Review by GruvanDahlman
Prog Reviewer

4 stars After all these years there is finally a more than decent boxed compilation of Rainbow, one of the greatest hard rock bands ever to emerge in the latter half of the 70's. One could argue the progressiveness of the band as a whole but there is no denying the progressive elements found in the albums made between the years 1975-1978, aka the Dio-era. That is when the flamboyant, excentric and mysterious Blackmore lead the band (alongside Dio, I am sure) to a dimension where all the influences of the leader can be found. There is the far east, classical, folk and an abundance of hard rock. All this earns them the right to be labelled progressive or at the very least, which is the case, prog related. The progressive leanings may have declined in 1979 when Bonnet took over the microphone and finally vanished (more or less) in the Turner days.

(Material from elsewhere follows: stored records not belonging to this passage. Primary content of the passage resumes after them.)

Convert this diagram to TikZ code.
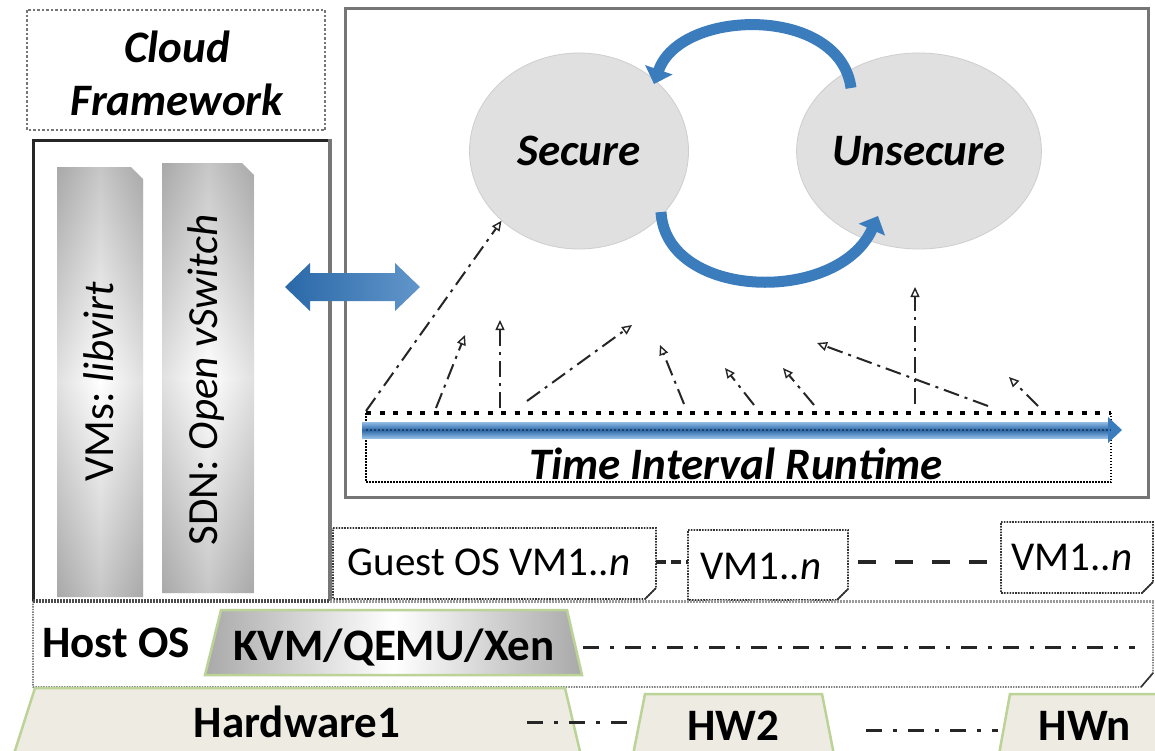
\documentclass[tikz,border=0pt]{standalone}
\usepackage{fontspec}
\setmainfont{Carlito}
\frenchspacing
\usetikzlibrary{arrows.meta,shapes.geometric,shapes.arrows}
\definecolor{bluemain}{HTML}{3B7CBD}
\definecolor{bluelite}{HTML}{93BCE4}
\definecolor{bluedeep}{HTML}{2A68A8}
\definecolor{navy}{HTML}{1F3F66}
\definecolor{framegray}{HTML}{767676}
\definecolor{ellgray}{HTML}{E0E0E0}
\definecolor{greenedge}{HTML}{BCD398}
\definecolor{hwfill}{HTML}{EEECE2}
\definecolor{bardark}{HTML}{A9A9A9}
\newcommand\fbi{\fontsize{45}{50}\selectfont\bfseries\itshape}
\newcommand\fbb{\fontsize{45}{50}\selectfont\bfseries}
\newcommand\frr{\fontsize{41}{48}\selectfont}
\newcommand\frot{\fontsize{43}{48}\selectfont}
\tikzset{
  txt/.style={inner sep=0pt, anchor=base},
  dotframe/.style={draw=framegray, line width=2.5pt, dash pattern=on 2.5pt off 2pt},
  vmbox/.style={draw=black!80, line width=1.6pt, dash pattern=on 1.6pt off 1.2pt},
  fold/.style={draw=black!80, line width=1.6pt},
  tdash/.style={draw=black!85, line width=2pt, dash pattern=on 16pt off 6pt on 3pt off 6pt,
     -{Triangle[open, length=10pt, width=9pt, line width=1.4pt]}},
  ribbon/.style={draw=bluemain, line width=11pt, -{Triangle[length=15pt, width=28pt]}},
  gapdash/.style={draw=black!85, line width=3.5pt},
  hwdash/.style={draw=black!85, line width=3pt, dash pattern=on 16pt off 11pt on 4pt off 11pt},
  hwshape/.style={fill=hwfill, draw=greenedge, line width=2.5pt},
}
\begin{document}
\begin{tikzpicture}[x=1pt,y=-1pt]
\useasboundingbox (0,0) rectangle (1155,750);
\clip (0,0) rectangle (1155,750);
\fill[white] (0,0) rectangle (1155,750);

% ---------- Cloud framework ----------
\draw[dotframe] (27,10) rectangle (325,130);
\node[txt, font=\fbi] (cloud) at (177,62) {Cloud};
\node[txt, font=\fbi] (framework) at (177,115) {Framework};

% ---------- left box with bars ----------
\draw[black!85, line width=3pt] (331,140) -- (33,140) -- (33,601);
\draw[framegray, line width=3.5pt] (330,139) -- (330,601);

\shade[top color=bardark, bottom color=bardark, middle color=white]
  (57,167) -- (131,167) -- (143,179) -- (143,597) -- (57,597) -- cycle;
\shade[left color=bardark, right color=bardark, middle color=white, opacity=0.35]
  (57,167) -- (131,167) -- (143,179) -- (143,597) -- (57,597) -- cycle;
\shade[top color=bardark, bottom color=bardark, middle color=white]
  (162,163) -- (242,163) -- (254,175) -- (254,593) -- (162,593) -- cycle;
\shade[left color=bardark, right color=bardark, middle color=white, opacity=0.35]
  (162,163) -- (242,163) -- (254,175) -- (254,593) -- (162,593) -- cycle;
\node[inner sep=0pt, rotate=90, font=\frot] (vms) at (99,382) {VMs: \textit{libvirt}};
\node[inner sep=0pt, rotate=90, font=\frot] (sdn) at (206,380) {SDN: \textit{Open vSwitch}};

% ---------- right big box ----------
\draw[framegray, line width=3pt] (345,8) rectangle (1148,497);

% double arrow between the two boxes
\coordinate (dblL) at (285,287);
\coordinate (dblR) at (420,287);
\shade[left color=bluedeep, right color=bluemain!80!white]
  (dblL) -- (310,263) -- (310,273) -- (395,273) -- (395,263) -- (dblR)
  -- (395,311) -- (395,301) -- (310,301) -- (310,311) -- cycle;

% states
\node[ellipse, fill=ellgray, draw=ellgray!92!black, line width=0.8pt,
      minimum width=219pt, minimum height=196pt, inner sep=0pt, font=\fbi]
      (sec) at (579,151) {Secure};
\node[ellipse, fill=ellgray, draw=ellgray!92!black, line width=0.8pt,
      minimum width=219pt, minimum height=196pt, inner sep=0pt, font=\fbi]
      (uns) at (919,151) {Unsecure};

\coordinate (utop) at (851,88);
\coordinate (stop) at (654,84);
\coordinate (sbot) at (661,212);
\coordinate (ubot) at (878,216);
\draw[ribbon] (utop) .. controls (840,5) and (680,8) .. (stop);
\draw[ribbon] (sbot) .. controls (666,300) and (838,305) .. (ubot);

% ---------- timeline ----------
\draw[black, line width=1.5pt, dash pattern=on 1.5pt off 1.5pt]
  (366,413) -- (366,482) -- (1111,482) -- (1111,413);
\draw[black, line width=4pt, dash pattern=on 5pt off 8.5pt] (366,413) -- (1111,413);
\shade[top color=bluelite, bottom color=bluelite, middle color=bluedeep]
  (362,422) rectangle (1110,438);
\fill[bluemain] (1108,417) -- (1122,430) -- (1108,443) -- cycle;
\draw[navy, line width=2pt, dash pattern=on 2pt off 2pt] (366,430) -- (1111,430);
\node[txt, font=\fbi] (tir) at (736,479) {Time Interval Runtime};

% event arrows
\coordinate (s1) at (366,411);  \coordinate (e1) at (sec.222);
\coordinate (s2) at (436,408);  \coordinate (e2) at (465,335);
\coordinate (s3) at (500,408);  \coordinate (e3) at (500,320);
\coordinate (s4) at (527,401);  \coordinate (e4) at (632,325);
\coordinate (s5) at (684,404);  \coordinate (e5) at (660,345);
\coordinate (s6) at (754,405);  \coordinate (e6) at (725,368);
\coordinate (s7) at (814,405);  \coordinate (e7) at (783,368);
\coordinate (s8) at (915,404);  \coordinate (e8) at (915,287);
\coordinate (s9) at (988,406);  \coordinate (e9) at (817,343);
\coordinate (s10) at (1038,406); \coordinate (e10) at (1009,377);
\foreach \i in {1,...,10} { \draw[tdash] (s\i) -- (e\i); }

% ---------- guest OS row ----------
\draw[vmbox] (333,528) -- (656,528) -- (656,588) -- (645,599) -- (333,599) -- cycle;
\draw[fold] (656,588) -- (645,599);
\node[txt, font=\frr] (guest) at (489,575) {Guest OS VM1..\textit{n}};

\draw[vmbox] (688,530) -- (848,530) -- (848,589) -- (837,600) -- (688,600) -- cycle;
\draw[fold] (848,589) -- (837,600);
\node[txt, font=\frr] (vm2) at (761,579) {VM1..\textit{n}};

\draw[vmbox] (1001,522) -- (1153,522) -- (1153,582) -- (1142,593) -- (1001,593) -- cycle;
\draw[fold] (1153,582) -- (1142,593);
\node[txt, font=\frr] (vm3) at (1072,570) {VM1..\textit{n}};

\coordinate (g1) at (656,562); \coordinate (g2) at (688,562);
\coordinate (g3) at (858,562); \coordinate (g4) at (990,562);
\draw[gapdash, dash pattern=on 10pt off 5pt] (g1) -- (g2);
\draw[gapdash, dash pattern=on 18pt off 19pt] (g3) -- (g4);

% ---------- host OS row ----------
\draw[black!75, line width=1.4pt, dash pattern=on 1.4pt off 1.2pt]
  (33,601) -- (33,687) -- (1141,687) -- (1153,673) -- (1153,601);
\draw[fold] (1153,673) -- (1141,687);
\draw[black!70, line width=4pt, dash pattern=on 2pt off 1pt] (33,601) -- (330,601);
\draw[black!40, line width=3pt, dash pattern=on 2pt off 1pt] (330,601) -- (1155,601);
\node[txt, font=\fbb] (host) at (116,657) {Host OS};

\shade[left color=bardark, right color=bardark, middle color=white]
  (221,610) -- (567,610) -- (582,675) -- (205,675) -- cycle;
\draw[greenedge, line width=2.5pt] (221,610) -- (567,610) -- (582,675) -- (205,675) -- cycle;
\node[txt, font=\fbb] (kvm) at (394,660) {KVM/QEMU/Xen};
\coordinate (kvmend) at (583,647);
\coordinate (hostend) at (1135,647);
\draw[hwdash] (kvmend) -- (hostend);

% ---------- hardware row ----------
\path[hwshape] (35,688) -- (565,688) -- (582,760) -- (12,760) -- cycle;
\path[hwshape] (645,694) -- (822,694) -- (835,760) -- (632,760) -- cycle;
\path[hwshape] (1010,694) -- (1170,694) -- (1170,760) -- (998,760) -- cycle;
\node[txt, font=\fbb] (hw1) at (297,737) {Hardware1};
\node[txt, font=\fbb] (hw2) at (733,740) {HW2};
\node[txt, font=\fbb] (hwn) at (1085,740) {HWn};
\coordinate (d1) at (527,722); \coordinate (d2) at (637,722);
\coordinate (d3) at (866,730); \coordinate (d4) at (998,730);
\draw[hwdash] (d1) -- (d2);
\draw[hwdash] (d3) -- (d4);
\end{tikzpicture}
\end{document}
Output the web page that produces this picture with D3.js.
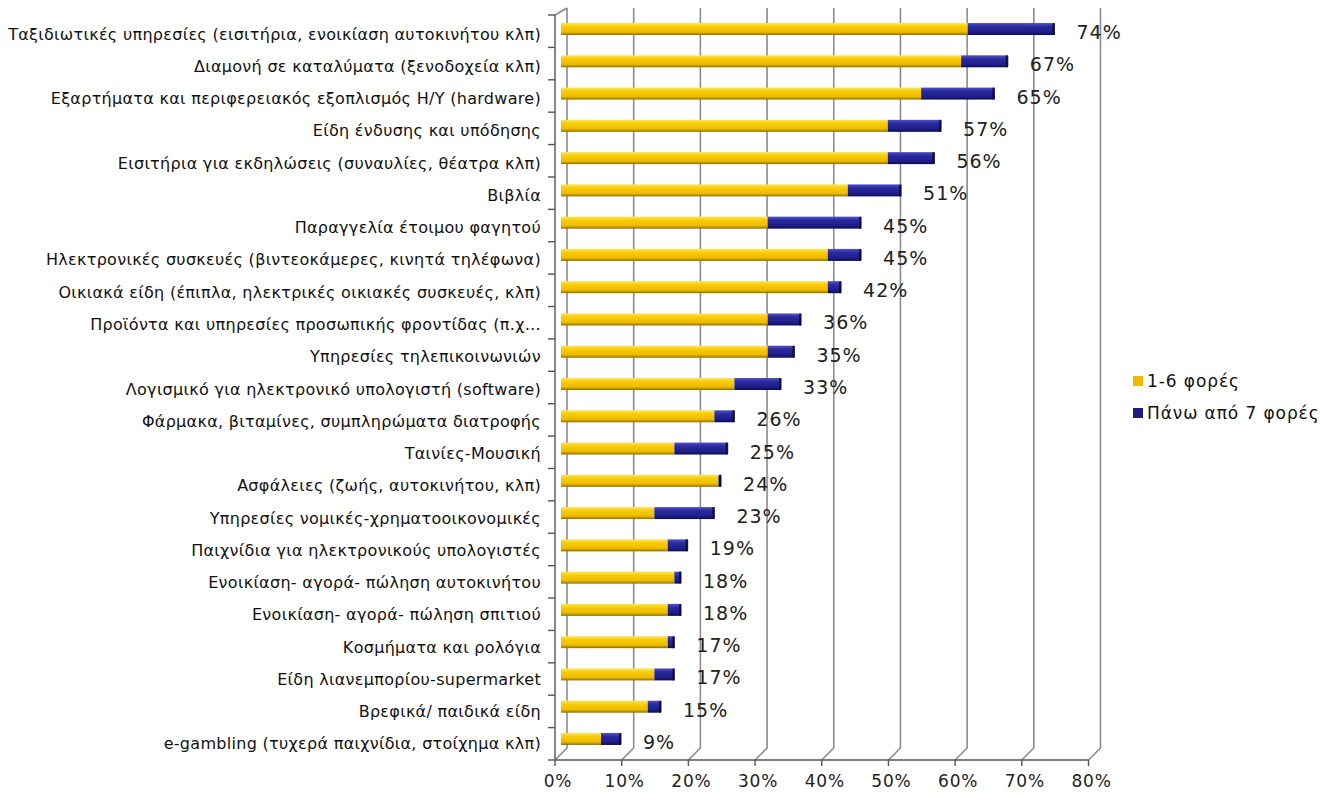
<!DOCTYPE html>
<html>
<head>
<meta charset="utf-8">
<script src="https://cdn.jsdelivr.net/npm/d3@7"></script>
<style>
  html, body { margin: 0; padding: 0; background: #fff; }
  svg { display: block; font-family: "DejaVu Sans", Verdana, sans-serif; }
</style>
</head>
<body>
<svg id="chart" width="1343" height="793"></svg>
<script>
const categories = [
  "Ταξιδιωτικές υπηρεσίες (εισιτήρια, ενοικίαση αυτοκινήτου κλπ)",
  "Διαμονή σε καταλύματα (ξενοδοχεία κλπ)",
  "Εξαρτήματα και περιφερειακός εξοπλισμός Η/Υ (hardware)",
  "Είδη ένδυσης και υπόδησης",
  "Εισιτήρια για εκδηλώσεις (συναυλίες, θέατρα κλπ)",
  "Βιβλία",
  "Παραγγελία έτοιμου φαγητού",
  "Ηλεκτρονικές συσκευές (βιντεοκάμερες, κινητά τηλέφωνα)",
  "Οικιακά είδη (έπιπλα, ηλεκτρικές οικιακές συσκευές, κλπ)",
  "Προϊόντα και υπηρεσίες προσωπικής φροντίδας (π.χ…",
  "Υπηρεσίες τηλεπικοινωνιών",
  "Λογισμικό για ηλεκτρονικό υπολογιστή (software)",
  "Φάρμακα, βιταμίνες, συμπληρώματα διατροφής",
  "Ταινίες-Μουσική",
  "Ασφάλειες (ζωής, αυτοκινήτου, κλπ)",
  "Υπηρεσίες νομικές-χρηματοοικονομικές",
  "Παιχνίδια για ηλεκτρονικούς υπολογιστές",
  "Ενοικίαση- αγορά- πώληση αυτοκινήτου",
  "Ενοικίαση- αγορά- πώληση σπιτιού",
  "Κοσμήματα και ρολόγια",
  "Είδη λιανεμπορίου-supermarket",
  "Βρεφικά/ παιδικά είδη",
  "e-gambling (τυχερά παιχνίδια, στοίχημα κλπ)"
];
const series1to6 = [61, 60, 54, 49, 49, 43, 31, 40, 40, 31, 31, 26, 23, 17, 23.6, 14, 16, 17, 16, 16, 14, 13, 6];
const seriesOver7 = [13, 7, 11, 8, 7, 8, 14, 5, 2, 5, 4, 7, 3, 8, 0.4, 9, 3, 1, 2, 1, 3, 2, 3];
const totalLabels = ["74%", "67%", "65%", "57%", "56%", "51%", "45%", "45%", "42%", "36%", "35%", "33%", "26%", "25%", "24%", "23%", "19%", "18%", "18%", "17%", "17%", "15%", "9%"];
const seriesNames = ["1-6 φορές", "Πάνω από 7 φορές"];
const xTicks = [0, 10, 20, 30, 40, 50, 60, 70, 80];

const svg = d3.select("#chart");
const defs = svg.append("defs");

function grad(id, stops) {
  const g = defs.append("linearGradient").attr("id", id)
    .attr("x1", 0).attr("y1", 0).attr("x2", 0).attr("y2", 1);
  stops.forEach(s => g.append("stop").attr("offset", s[0]).attr("stop-color", s[1]));
}
grad("gy", [[0, "#FFE45A"], [0.3, "#F9CC06"], [0.75, "#EDBB00"], [1, "#8E6E00"]]);
grad("gb", [[0, "#5252C8"], [0.3, "#2A2AA0"], [0.75, "#1E1E88"], [1, "#0C0C50"]]);

const dx = 6;
const xMid = d3.scaleLinear().domain([0, 80]).range([561, 1094.5]);
const xFront = v => xMid(v) - dx;
const xBack = v => xMid(v) + dx;

const yBand = d3.scaleBand().domain(categories).range([12.9, 755.1]);
const yFrontTop = 15, yFrontBottom = 760;
const yBackTop = 8, yBackBottom = 748;
const barH = 12;

const grid = svg.append("g").attr("stroke", "#8c8c8c").attr("fill", "none").attr("stroke-width", 1.6);
xTicks.forEach(t => {
  grid.append("path").attr("d",
    `M${xBack(t)},${yBackTop} L${xBack(t)},${yBackBottom} L${xFront(t)},${yFrontBottom}`);
});
grid.append("path").attr("d", `M${xFront(0)},${yFrontTop} L${xBack(0)},${yBackTop}`);

const axes = svg.append("g").attr("stroke", "#555").attr("fill", "none").attr("stroke-width", 1.4);
axes.append("path").attr("d", `M${xFront(0)},${yFrontTop} L${xFront(0)},${yFrontBottom} L${xFront(80)},${yFrontBottom}`);
const nB = categories.length;
const fStep = (yFrontBottom - yFrontTop) / nB;
d3.range(nB + 1).forEach(i => {
  const y = yFrontTop + i * fStep;
  axes.append("line").attr("x1", xFront(0) - 7).attr("x2", xFront(0)).attr("y1", y).attr("y2", y);
});
xTicks.forEach(t => {
  axes.append("line").attr("x1", xFront(t)).attr("x2", xFront(t)).attr("y1", yFrontBottom).attr("y2", yFrontBottom + 6);
});

svg.append("g").selectAll("text").data(xTicks).join("text")
  .attr("x", d => xFront(d) + 3).attr("y", 787)
  .attr("text-anchor", "middle").attr("font-size", 17).attr("letter-spacing", 0.8).attr("fill", "#222")
  .text(d => d + "%");

svg.append("g").selectAll("text").data(categories).join("text")
  .attr("x", 541).attr("y", d => yBand(d) + yBand.bandwidth() / 2 + 5)
  .attr("text-anchor", "end").attr("dominant-baseline", "central")
  .attr("font-size", 16).attr("letter-spacing", 0.3).attr("fill", "#111")
  .text(d => d);

const rows = categories.map((c, i) => ({ c, a: series1to6[i], b: seriesOver7[i], lab: totalLabels[i] }));
const bars = svg.append("g");
rows.forEach(r => {
  const yc = yBand(r.c) + yBand.bandwidth() / 2;
  bars.append("rect").attr("x", xMid(0)).attr("y", yc - barH / 2)
    .attr("width", xMid(r.a) - xMid(0)).attr("height", barH)
    .attr("fill", "url(#gy)");
  bars.append("rect").attr("x", xMid(r.a)).attr("y", yc - barH / 2)
    .attr("width", xMid(r.a + r.b) - xMid(r.a)).attr("height", barH)
    .attr("fill", "url(#gb)");
  bars.append("rect").attr("x", xMid(r.a + r.b) - 2).attr("y", yc - barH / 2)
    .attr("width", 2.5).attr("height", barH).attr("rx", 1)
    .attr("fill", "#0a0a30").attr("opacity", 0.85);
});

svg.append("g").selectAll("text").data(rows).join("text")
  .attr("x", d => xMid(d.a + d.b) + 22)
  .attr("y", d => yBand(d.c) + yBand.bandwidth() / 2 + 3)
  .attr("dominant-baseline", "central")
  .attr("font-size", 19).attr("fill", "#222").attr("letter-spacing", 1)
  .text(d => d.lab);

const leg = svg.append("g");
const legColors = ["#F5B800", "#1E1E80"];
seriesNames.forEach((n, i) => {
  const y = 381 + i * 32;
  leg.append("rect").attr("x", 1133).attr("y", y - 5).attr("width", 10).attr("height", 10).attr("fill", legColors[i]);
  leg.append("text").attr("x", 1147).attr("y", y).attr("dominant-baseline", "central")
    .attr("font-size", 17).attr("letter-spacing", 0.9).attr("fill", "#111").text(n);
});
</script>
</body>
</html>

For prog lovers I suppose the first two discs are the most interesting and for me, being a lifelong admirer of this band, it is great hearing different versions of classics in both live and studio settings. Rainbow always delivered live and they were a force to be reckoned with. For me they were the greatest live band of the 70's.

The Bonnet-era is a different ball game. I really love "Down to Earth", thinking it is a great transition album. Stuck somewhere between the Dio stuff and that of Turner, it merges the mystery and hardrock of yesterday and the radiofriendly material of Turner in the most splendid of fashions. It's fantastic to hear an early version of "Love's no friend of mine" in the shape of "Ain't A Lot Of Love In The Heart Of Me", alongside great live renditions showcasing the amazing vocal talents of Graham Bonnet.

The final discs, 4 and 5, are dedicated to the Joe Lynn Turner-era. This is the most commercial phase of Rainbow. While there were remnants of the past on "Down to Earth", also in part due to the powerful Bonnet vocals reminding of Dio, those Days are mostly gone by now. While not bad it holds very little, if any, interest to prog fans. There is a slicker tone to the music, also demonstrated by Turner's vocals, suiting the radiofriendly approach. Still, the music is great (in parts) and while not progressive offers the opportunity to re-visit the 1980's and well crafted pop-ish hard rock.

The DVD contains the performance made by the band in 1980 at the Monsters of Rock festival. This is great to behold and a testament to the band's extraordinary power in the live setting.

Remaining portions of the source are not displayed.